Annoncé, jamais, car le foot réserve toujours des surprises. Mais quand même : le foot de haut niveau, c’est de la concentration et beaucoup de détails. 1% + 1% + 1% suffisent parfois à faire la différence. Les petits détails qu’on vient d’évoquer, des blessures de Marquinhos et Mukiele à la profondeur de banc, voilà tout ce qui fait que le PSG ne se qualifie pas en quarts, tout simplement.
Par le passé, Mbappé ou Messi ont su le faire. Mais ce soir effectivement, ça n’a pas été le cas. Ils sont dépendants d’une certaine dynamique, notre milieu a énormément flanché. Quand tu parles de milieu de terrain et de profondeur de banc, parfois c’est de là que vient l’étincelle. Hormis Warren Zaïre-Emery qui a fait le jour de ses 17 ans une bonne petite entrée, il n’y a pas eu ça. Cette consistance et cette régularité à amener le ballon plus haut, elle sert à aider certaines stars en mal d’inspiration. Une star a toujours une grande équipe derrière elle, toujours des milieux qui amènent le ballon dans les meilleures dispositions. Ce n’était pas le cas ce soir. Quand en face, tu vois Sané, Mané, Gnabry entrer… Même s’ils avaient eu des problèmes, il y avait des solutions avec une expérience et un vécu européen très important.

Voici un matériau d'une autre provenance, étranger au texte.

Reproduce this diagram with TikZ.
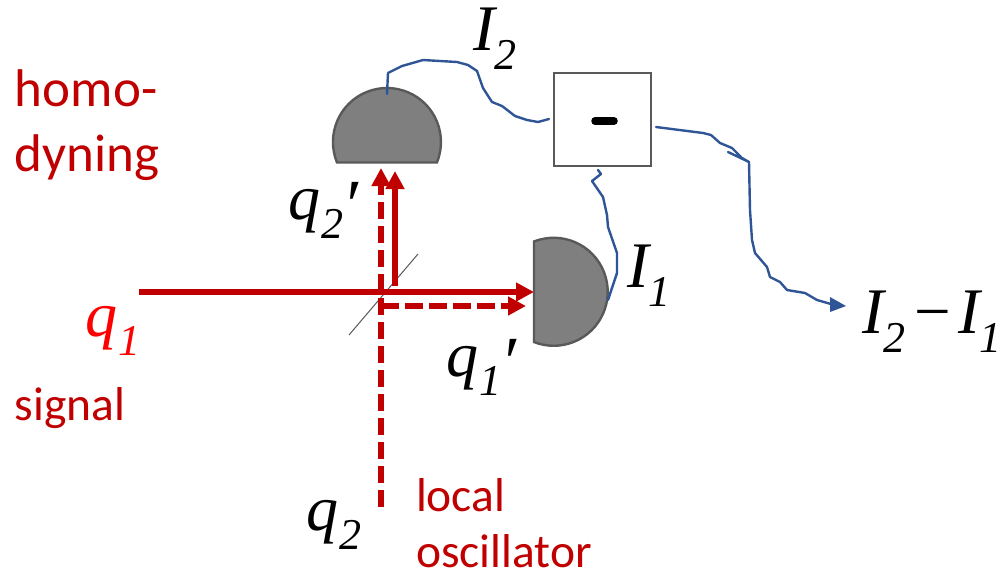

Il faut avoir un milieu qui fait des courses, une aptitude à casser les lignes, à éliminer un ou deux joueurs. Un leader technique et physique à la fois. Quand je vois Musiala et Goretzka, ils sont forts, ils sont rapides. Tu n’as pas besoin d’être grand ou costaud, il faut du dynamisme avant tout. Il faut un milieu de classe mondial. Autre point : quand le PSG n’aligne pas les trois stars devant, il y a beaucoup plus d’équilibre, du moins en Ligue des champions. Enfin, il faut ramener une autre profondeur de banc avec beaucoup plus de maturité.